The state court of appeals in New York has dismissed a lawsuit from Dan Rather against CBS for wrongful termination and $70 million in damages. The court was apparently not impressed with the claim that CBS did any more damage to his reputation than he did himself with a collection of fraudulent documents and unsubstantiated allegations:
Bad news for Dan Rather: His $70 million lawsuit against CBS is no more.
In a 19-page decision made public Tuesday, a state appeals court dismissed the legendary newsman’s suit against CBS. …
A lawyer for Rather and a CBS spokeswoman could not immediately be reached for comment.
Jammie Wearing Fool hopes Rather will now slip into obscurity. That should be easy to do as a reporter for HDNet, of course. Obscurity is usually the final stop after humiliation, and in truth Rather has mostly arrived at that destination except for news about this lawsuit.
Will he appeal? What else does he have to do?
Update: More from the LA Times, which indicates a total repudiation of Rather’s claims:
But in its ruling, the appeals panel found that CBS did not violate the terms of Rather’s contract because it continued to pay him, citing the contract’s “pay or play” provision.
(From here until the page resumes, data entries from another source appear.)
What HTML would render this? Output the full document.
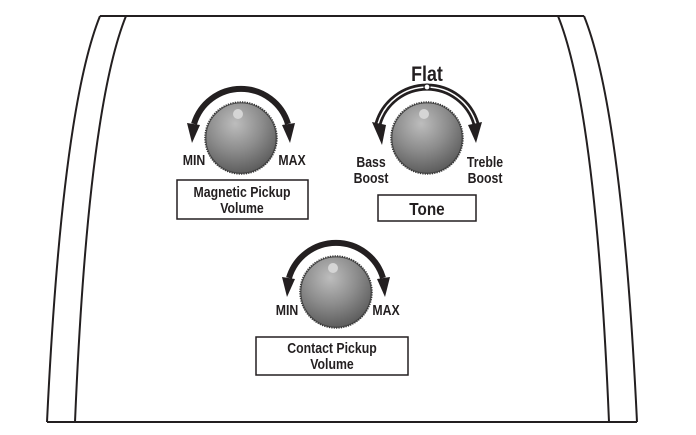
<!DOCTYPE html>
<html><head><style>
body{margin:0;background:#fff;width:696px;height:435px;overflow:hidden}
svg{display:block}
text{font-family:"Liberation Sans",sans-serif;font-weight:bold;fill:#231f20}
</style></head><body>
<svg width="696" height="435" viewBox="0 0 696 435">
<defs>
<radialGradient id="k" cx="0.42" cy="0.3" r="0.75">
<stop offset="0" stop-color="#bdbdbd"/><stop offset="0.5" stop-color="#8c8c8c"/><stop offset="1" stop-color="#555"/>
</radialGradient>
<g id="knob">
<circle r="36" fill="url(#k)" stroke="#333" stroke-width="1.5" stroke-dasharray="1.2 1.2"/>
<circle r="35" fill="none" stroke="#444" stroke-width="0.8"/>
<circle cx="-3" cy="-24" r="5" fill="#d5d5d5"/>
</g>
<g id="arr">
<path d="M -47 -14 A 49 49 0 0 1 47 -14" fill="none" stroke="#231f20" stroke-width="6"/>
<polygon points="-54,-15 -41,-13 -49,5" fill="#231f20"/>
<polygon points="54,-15 41,-13 49,5" fill="#231f20"/>
</g>
</defs>
<g fill="none" stroke="#231f20" stroke-width="2">
<path d="M100 16 L584 16"/>
<path d="M47 422 L637 422"/>
<path d="M100 16 Q62 110 47 422"/>
<path d="M126 16 Q88 110 75 422"/>
<path d="M558 16 Q596 110 609 422"/>
<path d="M584 16 Q622 110 637 422"/>
</g>

<use href="#arr" x="241" y="138"/>
<use href="#knob" x="241" y="138"/>
<text x="194" y="165" font-size="15" text-anchor="middle" transform="translate(194 0) scale(0.82 1) translate(-194 0)">MIN</text>
<text x="292" y="165" font-size="15" text-anchor="middle" transform="translate(292 0) scale(0.82 1) translate(-292 0)">MAX</text>
<rect x="177" y="180" width="131" height="39" fill="none" stroke="#231f20" stroke-width="1.5"/>
<g transform="translate(242 0) scale(0.82 1)">
<text x="0" y="197" font-size="15" text-anchor="middle">Magnetic Pickup</text>
<text x="0" y="213" font-size="15" text-anchor="middle">Volume</text>
</g>

<path d="M 378 124 A 51 51 0 0 1 476 124" fill="none" stroke="#231f20" stroke-width="7"/>
<path d="M 378 124 A 51 51 0 0 1 476 124" fill="none" stroke="#fff" stroke-width="1.5"/>
<polygon points="372,122 386,125 382,145" fill="#231f20"/>
<polygon points="482,122 468,125 476,143" fill="#231f20"/>
<circle cx="427" cy="87" r="3" fill="#fff" stroke="#231f20" stroke-width="1.2"/>
<use href="#knob" x="427" y="138"/>
<g transform="translate(427 0) scale(0.85 1)"><text x="0" y="81" font-size="21" text-anchor="middle">Flat</text></g>
<g transform="translate(371 0) scale(0.82 1)">
<text x="0" y="167" font-size="15" text-anchor="middle">Bass</text>
<text x="0" y="183" font-size="15" text-anchor="middle">Boost</text>
</g>
<g transform="translate(485 0) scale(0.82 1)">
<text x="0" y="167" font-size="15" text-anchor="middle">Treble</text>
<text x="0" y="183" font-size="15" text-anchor="middle">Boost</text>
</g>
<rect x="378" y="195" width="98" height="26" fill="none" stroke="#231f20" stroke-width="1.5"/>
<g transform="translate(427 0) scale(0.85 1)"><text x="0" y="215" font-size="18" text-anchor="middle">Tone</text></g>

<use href="#arr" x="336" y="292"/>
<use href="#knob" x="336" y="292"/>
<text x="287" y="315" font-size="15" text-anchor="middle" transform="translate(287 0) scale(0.82 1) translate(-287 0)">MIN</text>
<text x="386" y="315" font-size="15" text-anchor="middle" transform="translate(386 0) scale(0.82 1) translate(-386 0)">MAX</text>
<rect x="256" y="337" width="152" height="38" fill="none" stroke="#231f20" stroke-width="1.5"/>
<g transform="translate(332 0) scale(0.82 1)">
<text x="0" y="353" font-size="15" text-anchor="middle">Contact Pickup</text>
<text x="0" y="369" font-size="15" text-anchor="middle">Volume</text>
</g>
</svg>
</body></html>
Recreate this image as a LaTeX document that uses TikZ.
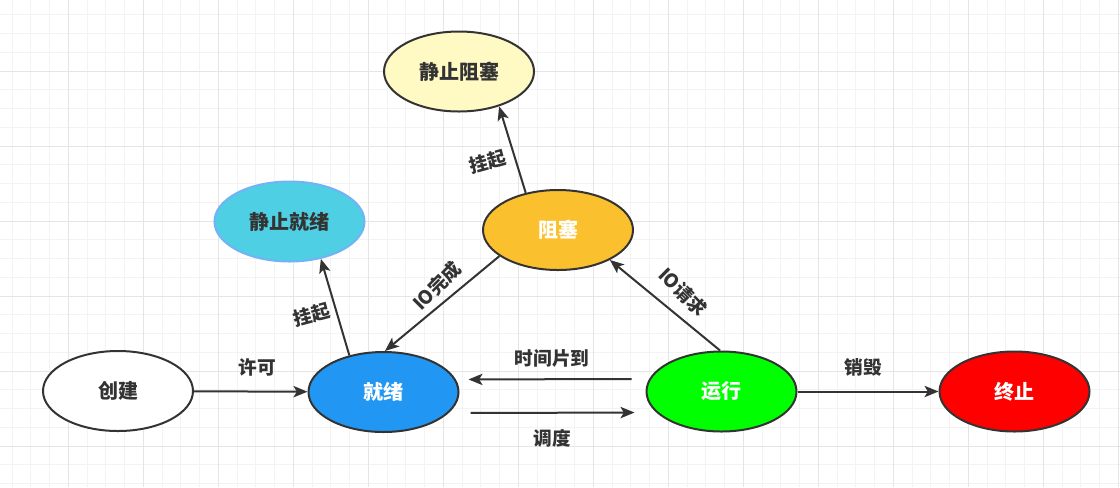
\documentclass[tikz,border=0pt]{standalone}
\usepackage{fontspec}
\setmainfont{Noto Sans CJK SC}
\usetikzlibrary{arrows.meta,shapes.geometric}
\definecolor{inkgray}{HTML}{333333}
\definecolor{minorgrid}{HTML}{F3F3F3}
\definecolor{majorgrid}{HTML}{E5E5E5}
\definecolor{readyblue}{HTML}{2196F3}
\definecolor{blockamber}{HTML}{FBC02D}
\definecolor{qblockyellow}{HTML}{FFF9C4}
\definecolor{qreadycyan}{HTML}{4ECFE3}
\definecolor{qreadyborder}{HTML}{72B2F5}
\newcommand{\thick}{1.5pt}
\newcommand{\cell}{18.75}

\tikzset{
  state/.style={ellipse, draw=inkgray, line width=\thick, minimum width=112.5pt, minimum height=60pt, inner sep=0pt, font=\bfseries\fontsize{15}{18}\selectfont, text=inkgray},
  hot/.style={state, text=white},
  trans/.style={draw=inkgray, line width=\thick, -{Stealth[length=10.5pt,width=8.5pt,inset=2.5pt]}},
  tag/.style={font=\bfseries\fontsize{14}{16}\selectfont, text=inkgray, inner sep=0pt}
}

\begin{document}
\begin{tikzpicture}[x=0.75pt,y=-0.75pt]
\useasboundingbox (0,0) rectangle (1120,487);
%grid
\foreach \g in {0,...,59} \draw[minorgrid, line width=0.75pt] ({12.05+\cell*\g},0) -- ++(0,487);
\foreach \g in {0,...,25} \draw[minorgrid, line width=0.75pt] (0,{14.75+\cell*\g}) -- ++(1120,0);
\foreach \g in {0,...,14} \draw[majorgrid, line width=0.75pt] ({68.3+4*\cell*\g},0) -- ++(0,487);
\foreach \g in {0,...,5} \draw[majorgrid, line width=0.75pt] (0,{71+4*\cell*\g}) -- ++(1120,0);
%states
\node[state, fill=white] (create) at (118,391) {创建};
\node[hot, fill=readyblue] (ready) at (383.5,392) {就绪};
\node[hot, fill=green] (run) at (721.5,391.5) {运行};
\node[hot, fill=red] (term) at (1014.5,391.5) {终止};
\node[hot, fill=blockamber] (block) at (558,230) {阻塞};
\node[state, fill=qblockyellow] (qblock) at (459,71.5) {静止阻塞};
\node[state, fill=qreadycyan, draw=qreadyborder] (qready) at (289.5,221.5) {静止就绪};
%transitions
\draw[trans] (create) -- (ready);
\draw[trans] (ready.133) -- (qready.-50);
\draw[trans] (block.131) -- (qblock.-41);
\draw[trans] (block.204) -- (ready.88);
\draw[trans] (run.92) -- (block.-30);
\draw[trans, shorten <=10.5pt, shorten >=6.75pt] ([yshift=9.4pt]run.west) -- ([yshift=9.4pt]ready.east);
\draw[trans, shorten <=8.25pt, shorten >=8.25pt] ([yshift=-15.75pt]ready.east) -- ([yshift=-15.75pt]run.west);
\draw[trans] (run) -- (term);
%labels
\node[tag] (permit) at (257,367) {许可};
\node[tag, rotate=15] (suspendready) at (312,315) {挂起};
\node[tag, rotate=15] (suspendblock) at (488,162) {挂起};
\node[tag, rotate=45] (iodone) at (437,286) {IO完成};
\node[tag, rotate=-45] (ioreq) at (683,292) {IO请求};
\node[tag] (slice) at (552,358) {时间片到};
\node[tag] (sched) at (552,438) {调度};
\node[tag] (destroy) at (863,367) {销毁};
\end{tikzpicture}
\end{document}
The finding was a major blow to the longtime newsman, who had cast the suit as part of a broader effort to rein in the influence of corporations on news organizations. …
In its ruling, issued more than five months after the parties argued the case before the appellate division, the court reversed Judge Ira Gammerman’s decisions on the case.
“This Court finds that the motion court erred in denying the defendants’ motion to dismiss the claims for breach of contract and breach of fiduciary duty, and therefore we find the complaint must be dismissed in its entirety,” the ruling said.
The appellate division found that Gammerman should have dismissed Rather’s breach of contract claim against CBS, rejecting the anchor’s argument that he was warehoused by the network constituted a violation of his deal.
“This claim attempts to gloss over the fact that Rather continued to be compensated at his normal CBS salary of approximately $6 million a year until June 2006 when the compensation was accelerated upon termination, consistent with his contract,” the court wrote. Rather’s contract did not require “that CBS actually use Rather’s services or broadcast any programs on which he appears, but simply retains the option of accelerating the payment of his compensation under the agreement if he is not assigned to either program.”
Rather’s legal team confirms that he plans to appeal.